# TASK BRIEF
Set down the material below word for word, excluding the pictures.

# MATERIAL

>>>>>

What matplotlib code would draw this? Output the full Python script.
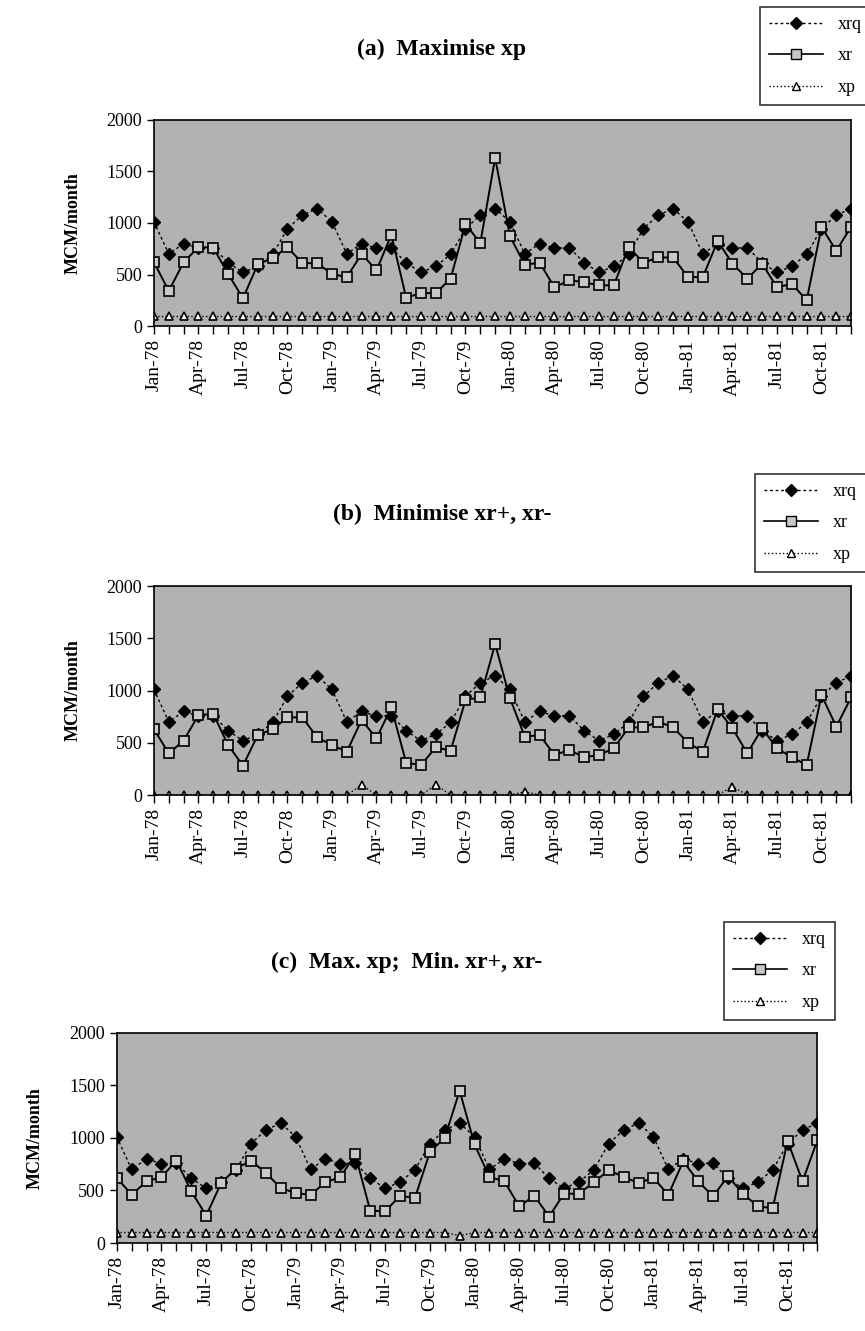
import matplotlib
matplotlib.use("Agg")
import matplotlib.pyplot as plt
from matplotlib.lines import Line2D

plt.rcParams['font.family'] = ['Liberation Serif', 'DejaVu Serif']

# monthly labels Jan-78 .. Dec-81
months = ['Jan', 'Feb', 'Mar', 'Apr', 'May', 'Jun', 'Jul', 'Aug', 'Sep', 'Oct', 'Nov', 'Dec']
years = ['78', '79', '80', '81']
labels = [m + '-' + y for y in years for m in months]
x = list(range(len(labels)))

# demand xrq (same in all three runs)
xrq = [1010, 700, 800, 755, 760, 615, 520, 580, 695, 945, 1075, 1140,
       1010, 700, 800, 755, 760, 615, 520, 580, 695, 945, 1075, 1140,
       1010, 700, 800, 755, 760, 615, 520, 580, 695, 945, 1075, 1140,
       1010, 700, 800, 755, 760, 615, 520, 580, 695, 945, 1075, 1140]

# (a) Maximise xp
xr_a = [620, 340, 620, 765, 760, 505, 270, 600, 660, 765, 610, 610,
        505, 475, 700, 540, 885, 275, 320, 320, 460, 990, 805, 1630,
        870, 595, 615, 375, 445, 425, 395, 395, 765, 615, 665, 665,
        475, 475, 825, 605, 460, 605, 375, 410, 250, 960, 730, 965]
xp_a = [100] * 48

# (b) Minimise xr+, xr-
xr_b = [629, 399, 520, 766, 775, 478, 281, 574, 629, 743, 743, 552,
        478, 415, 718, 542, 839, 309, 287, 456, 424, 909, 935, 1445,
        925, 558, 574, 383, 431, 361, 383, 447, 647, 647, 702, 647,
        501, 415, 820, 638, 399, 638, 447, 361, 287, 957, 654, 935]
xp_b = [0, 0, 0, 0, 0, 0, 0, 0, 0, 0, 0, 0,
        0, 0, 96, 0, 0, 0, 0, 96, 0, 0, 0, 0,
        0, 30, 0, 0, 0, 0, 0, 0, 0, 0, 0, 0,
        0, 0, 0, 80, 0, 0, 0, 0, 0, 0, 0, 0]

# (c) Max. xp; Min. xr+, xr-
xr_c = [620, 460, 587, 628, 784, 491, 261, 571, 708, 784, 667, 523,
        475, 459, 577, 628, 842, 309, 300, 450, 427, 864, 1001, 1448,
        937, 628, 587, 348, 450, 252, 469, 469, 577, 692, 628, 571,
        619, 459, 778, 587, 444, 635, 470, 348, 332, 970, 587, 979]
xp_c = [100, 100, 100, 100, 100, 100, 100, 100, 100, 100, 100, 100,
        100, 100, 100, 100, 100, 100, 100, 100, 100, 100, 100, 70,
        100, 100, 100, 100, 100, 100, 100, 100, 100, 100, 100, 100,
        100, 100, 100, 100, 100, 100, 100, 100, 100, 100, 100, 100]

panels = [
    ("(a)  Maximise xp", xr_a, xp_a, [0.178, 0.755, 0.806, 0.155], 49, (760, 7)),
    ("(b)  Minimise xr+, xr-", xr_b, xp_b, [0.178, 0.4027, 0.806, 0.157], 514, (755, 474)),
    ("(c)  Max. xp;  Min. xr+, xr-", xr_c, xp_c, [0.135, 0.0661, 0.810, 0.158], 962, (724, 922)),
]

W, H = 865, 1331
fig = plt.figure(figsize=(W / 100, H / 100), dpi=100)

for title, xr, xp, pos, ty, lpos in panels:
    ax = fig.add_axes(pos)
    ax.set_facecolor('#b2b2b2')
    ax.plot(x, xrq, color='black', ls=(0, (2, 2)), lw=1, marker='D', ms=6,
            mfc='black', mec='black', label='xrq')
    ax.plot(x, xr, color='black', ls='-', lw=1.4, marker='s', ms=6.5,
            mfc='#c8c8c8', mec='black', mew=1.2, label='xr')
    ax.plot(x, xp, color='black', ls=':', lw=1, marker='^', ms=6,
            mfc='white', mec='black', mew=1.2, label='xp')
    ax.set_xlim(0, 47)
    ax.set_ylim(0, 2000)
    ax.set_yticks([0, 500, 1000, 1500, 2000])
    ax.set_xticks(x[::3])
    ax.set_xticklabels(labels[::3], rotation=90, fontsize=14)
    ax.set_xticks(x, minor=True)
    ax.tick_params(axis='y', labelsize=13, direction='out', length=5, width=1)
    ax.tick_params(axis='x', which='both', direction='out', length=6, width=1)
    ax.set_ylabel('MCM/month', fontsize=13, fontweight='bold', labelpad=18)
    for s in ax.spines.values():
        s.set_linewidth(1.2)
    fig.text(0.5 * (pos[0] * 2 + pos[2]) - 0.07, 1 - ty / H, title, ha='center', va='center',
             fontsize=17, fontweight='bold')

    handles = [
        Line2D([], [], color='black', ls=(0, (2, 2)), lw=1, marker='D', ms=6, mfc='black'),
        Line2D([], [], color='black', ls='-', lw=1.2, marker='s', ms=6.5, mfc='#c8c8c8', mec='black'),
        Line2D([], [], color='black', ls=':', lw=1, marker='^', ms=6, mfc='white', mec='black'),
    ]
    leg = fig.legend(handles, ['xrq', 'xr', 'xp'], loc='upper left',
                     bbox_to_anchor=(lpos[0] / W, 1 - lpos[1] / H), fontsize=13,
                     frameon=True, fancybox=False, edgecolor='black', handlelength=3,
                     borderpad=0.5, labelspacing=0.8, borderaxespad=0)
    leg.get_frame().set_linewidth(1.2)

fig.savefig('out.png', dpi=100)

<<<<<

# FINISHED ANSWER
What matplotlib code would draw this? Output the full Python script.
import matplotlib
matplotlib.use("Agg")
import matplotlib.pyplot as plt
from matplotlib.lines import Line2D

plt.rcParams['font.family'] = ['Liberation Serif', 'DejaVu Serif']

# monthly labels Jan-78 .. Dec-81
months = ['Jan', 'Feb', 'Mar', 'Apr', 'May', 'Jun', 'Jul', 'Aug', 'Sep', 'Oct', 'Nov', 'Dec']
years = ['78', '79', '80', '81']
labels = [m + '-' + y for y in years for m in months]
x = list(range(len(labels)))

# demand xrq (same in all three runs)
xrq = [1010, 700, 800, 755, 760, 615, 520, 580, 695, 945, 1075, 1140,
       1010, 700, 800, 755, 760, 615, 520, 580, 695, 945, 1075, 1140,
       1010, 700, 800, 755, 760, 615, 520, 580, 695, 945, 1075, 1140,
       1010, 700, 800, 755, 760, 615, 520, 580, 695, 945, 1075, 1140]

# (a) Maximise xp
xr_a = [620, 340, 620, 765, 760, 505, 270, 600, 660, 765, 610, 610,
        505, 475, 700, 540, 885, 275, 320, 320, 460, 990, 805, 1630,
        870, 595, 615, 375, 445, 425, 395, 395, 765, 615, 665, 665,
        475, 475, 825, 605, 460, 605, 375, 410, 250, 960, 730, 965]
xp_a = [100] * 48

# (b) Minimise xr+, xr-
xr_b = [629, 399, 520, 766, 775, 478, 281, 574, 629, 743, 743, 552,
        478, 415, 718, 542, 839, 309, 287, 456, 424, 909, 935, 1445,
        925, 558, 574, 383, 431, 361, 383, 447, 647, 647, 702, 647,
        501, 415, 820, 638, 399, 638, 447, 361, 287, 957, 654, 935]
xp_b = [0, 0, 0, 0, 0, 0, 0, 0, 0, 0, 0, 0,
        0, 0, 96, 0, 0, 0, 0, 96, 0, 0, 0, 0,
        0, 30, 0, 0, 0, 0, 0, 0, 0, 0, 0, 0,
        0, 0, 0, 80, 0, 0, 0, 0, 0, 0, 0, 0]

# (c) Max. xp; Min. xr+, xr-
xr_c = [620, 460, 587, 628, 784, 491, 261, 571, 708, 784, 667, 523,
        475, 459, 577, 628, 842, 309, 300, 450, 427, 864, 1001, 1448,
        937, 628, 587, 348, 450, 252, 469, 469, 577, 692, 628, 571,
        619, 459, 778, 587, 444, 635, 470, 348, 332, 970, 587, 979]
xp_c = [100, 100, 100, 100, 100, 100, 100, 100, 100, 100, 100, 100,
        100, 100, 100, 100, 100, 100, 100, 100, 100, 100, 100, 70,
        100, 100, 100, 100, 100, 100, 100, 100, 100, 100, 100, 100,
        100, 100, 100, 100, 100, 100, 100, 100, 100, 100, 100, 100]

panels = [
    ("(a)  Maximise xp", xr_a, xp_a, [0.178, 0.755, 0.806, 0.155], 49, (760, 7)),
    ("(b)  Minimise xr+, xr-", xr_b, xp_b, [0.178, 0.4027, 0.806, 0.157], 514, (755, 474)),
    ("(c)  Max. xp;  Min. xr+, xr-", xr_c, xp_c, [0.135, 0.0661, 0.810, 0.158], 962, (724, 922)),
]

W, H = 865, 1331
fig = plt.figure(figsize=(W / 100, H / 100), dpi=100)

for title, xr, xp, pos, ty, lpos in panels:
    ax = fig.add_axes(pos)
    ax.set_facecolor('#b2b2b2')
    ax.plot(x, xrq, color='black', ls=(0, (2, 2)), lw=1, marker='D', ms=6,
            mfc='black', mec='black', label='xrq')
    ax.plot(x, xr, color='black', ls='-', lw=1.4, marker='s', ms=6.5,
            mfc='#c8c8c8', mec='black', mew=1.2, label='xr')
    ax.plot(x, xp, color='black', ls=':', lw=1, marker='^', ms=6,
            mfc='white', mec='black', mew=1.2, label='xp')
    ax.set_xlim(0, 47)
    ax.set_ylim(0, 2000)
    ax.set_yticks([0, 500, 1000, 1500, 2000])
    ax.set_xticks(x[::3])
    ax.set_xticklabels(labels[::3], rotation=90, fontsize=14)
    ax.set_xticks(x, minor=True)
    ax.tick_params(axis='y', labelsize=13, direction='out', length=5, width=1)
    ax.tick_params(axis='x', which='both', direction='out', length=6, width=1)
    ax.set_ylabel('MCM/month', fontsize=13, fontweight='bold', labelpad=18)
    for s in ax.spines.values():
        s.set_linewidth(1.2)
    fig.text(0.5 * (pos[0] * 2 + pos[2]) - 0.07, 1 - ty / H, title, ha='center', va='center',
             fontsize=17, fontweight='bold')

    handles = [
        Line2D([], [], color='black', ls=(0, (2, 2)), lw=1, marker='D', ms=6, mfc='black'),
        Line2D([], [], color='black', ls='-', lw=1.2, marker='s', ms=6.5, mfc='#c8c8c8', mec='black'),
        Line2D([], [], color='black', ls=':', lw=1, marker='^', ms=6, mfc='white', mec='black'),
    ]
    leg = fig.legend(handles, ['xrq', 'xr', 'xp'], loc='upper left',
                     bbox_to_anchor=(lpos[0] / W, 1 - lpos[1] / H), fontsize=13,
                     frameon=True, fancybox=False, edgecolor='black', handlelength=3,
                     borderpad=0.5, labelspacing=0.8, borderaxespad=0)
    leg.get_frame().set_linewidth(1.2)

fig.savefig('out.png', dpi=100)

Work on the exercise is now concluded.